In May 1940, the Denolf family lived at the historic farm "Ten Walle". This farm was located along the old course of the Leie. In the land book of Oeselgem by Jean-Baptiste Van Huffef (1770), this farm is depicted with a main courtyard surrounded by a round wall, where the castle of the village lord of Oeselgem used to stand. By around 1600, this castle was already in a ruined state.
Just like the Vandaele farm, this farm was also in the line of fire, and the Denolf family decided to flee.
The Denolf family on the run
Leona Denolf, who was four years old at the time, recounts her story:
On the advice of the Belgian soldiers staying at our farm, father Maurice Denolf decided to flee. They arrived in the middle of the night at aunt Gusta's in Marialoop. Aunt Gusta immediately began to cry; it had only been about twenty years since World War I ended. Mother Denolf had not shed a tear, although she knew very well what war was and what it meant to leave everything behind.

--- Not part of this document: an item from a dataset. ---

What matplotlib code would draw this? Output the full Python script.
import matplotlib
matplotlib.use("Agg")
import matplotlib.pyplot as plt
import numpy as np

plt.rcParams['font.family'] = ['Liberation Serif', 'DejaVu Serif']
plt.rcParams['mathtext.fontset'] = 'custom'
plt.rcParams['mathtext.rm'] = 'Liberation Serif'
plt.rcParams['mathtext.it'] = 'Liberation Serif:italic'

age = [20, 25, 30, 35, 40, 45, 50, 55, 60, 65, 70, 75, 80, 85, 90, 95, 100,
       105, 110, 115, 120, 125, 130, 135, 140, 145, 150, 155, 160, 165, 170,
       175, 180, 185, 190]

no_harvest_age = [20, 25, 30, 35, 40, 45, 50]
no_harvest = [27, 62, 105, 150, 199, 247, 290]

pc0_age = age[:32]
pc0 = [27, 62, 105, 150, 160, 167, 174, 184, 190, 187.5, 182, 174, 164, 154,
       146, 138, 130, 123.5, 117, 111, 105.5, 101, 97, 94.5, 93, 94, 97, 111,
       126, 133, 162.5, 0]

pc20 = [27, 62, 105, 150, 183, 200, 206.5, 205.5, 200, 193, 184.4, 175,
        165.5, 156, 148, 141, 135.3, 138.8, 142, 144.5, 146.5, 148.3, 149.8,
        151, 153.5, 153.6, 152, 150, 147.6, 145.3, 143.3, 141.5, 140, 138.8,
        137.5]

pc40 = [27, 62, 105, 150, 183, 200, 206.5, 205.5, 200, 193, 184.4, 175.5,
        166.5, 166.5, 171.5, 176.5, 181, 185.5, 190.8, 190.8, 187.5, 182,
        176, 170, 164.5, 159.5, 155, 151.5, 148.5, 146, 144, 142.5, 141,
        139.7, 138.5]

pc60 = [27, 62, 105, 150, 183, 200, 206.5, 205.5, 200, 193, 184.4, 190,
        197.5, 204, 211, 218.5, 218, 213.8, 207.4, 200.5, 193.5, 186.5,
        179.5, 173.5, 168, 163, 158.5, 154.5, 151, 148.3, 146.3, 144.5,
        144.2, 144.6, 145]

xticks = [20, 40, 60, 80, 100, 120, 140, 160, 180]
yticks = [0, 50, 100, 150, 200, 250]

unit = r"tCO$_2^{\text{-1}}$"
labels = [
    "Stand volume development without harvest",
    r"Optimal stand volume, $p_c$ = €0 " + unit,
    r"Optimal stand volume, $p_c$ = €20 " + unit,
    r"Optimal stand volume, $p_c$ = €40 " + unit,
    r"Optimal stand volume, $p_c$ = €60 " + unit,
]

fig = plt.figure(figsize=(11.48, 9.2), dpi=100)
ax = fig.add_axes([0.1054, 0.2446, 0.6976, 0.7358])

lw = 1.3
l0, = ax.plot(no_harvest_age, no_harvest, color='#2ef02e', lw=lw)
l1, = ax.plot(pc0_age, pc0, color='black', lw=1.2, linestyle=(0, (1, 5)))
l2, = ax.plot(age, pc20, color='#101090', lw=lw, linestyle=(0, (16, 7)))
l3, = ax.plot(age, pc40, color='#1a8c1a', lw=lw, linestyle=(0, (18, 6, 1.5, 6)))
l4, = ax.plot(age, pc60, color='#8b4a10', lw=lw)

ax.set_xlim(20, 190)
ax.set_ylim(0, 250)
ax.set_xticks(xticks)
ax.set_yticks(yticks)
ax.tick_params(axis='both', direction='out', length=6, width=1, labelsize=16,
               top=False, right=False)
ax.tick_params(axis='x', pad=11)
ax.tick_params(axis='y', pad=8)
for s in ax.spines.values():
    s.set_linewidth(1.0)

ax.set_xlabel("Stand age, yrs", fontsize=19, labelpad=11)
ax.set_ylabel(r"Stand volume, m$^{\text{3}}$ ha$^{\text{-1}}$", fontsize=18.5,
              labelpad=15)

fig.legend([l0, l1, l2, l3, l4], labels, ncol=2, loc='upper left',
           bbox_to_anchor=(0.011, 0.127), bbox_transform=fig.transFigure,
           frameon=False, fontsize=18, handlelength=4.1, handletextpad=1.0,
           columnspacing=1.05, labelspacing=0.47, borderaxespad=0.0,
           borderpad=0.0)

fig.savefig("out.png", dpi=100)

After a few days, the shooting was over and it was time to go home. When they returned, everything was shot to pieces; it was a real wilderness and devastation. Fires had been set in three places, but they would not ignite. Many houses in the village and surrounding area had been destroyed; they had been bombed or set on fire.
On the farm and in the fields, rifles lay everywhere. Father had to remove two large carts, and according to him, a soldier does not throw away his rifle as long as he lives. There was also a great deal of damage to the crops in the fields, with many shell holes.
Hand-to-hand fighting at Heuvelhoek
Three hundred and fifty meters west of memorial point 15 lies Heuvelhoek, a higher-lying area of Oeselgem and thus strategically important. Here, there was hand-to-hand combat. Germans and Belgians charged at each other with their bayonets.
During the clearing of the battlefield, Maurice Carton separated a fighting Belgian and a German soldier here at the corner of Heuvelhoekstraat and Meuledreve, who had stabbed each other with their bayonets. Corpses were piled up near the chapel at the Vandaele farm and near the chapel at the Denolf farm. In total, seventy German soldiers were temporarily buried in field graves in various locations in the village. According to eyewitnesses, an unknown number of German fatalities were also taken away immediately. In 1942, those seventy field graves were transferred to the Ehrenfriedhof in Deinze. After the war, they were permanently interred at the German military cemetery in Lommel.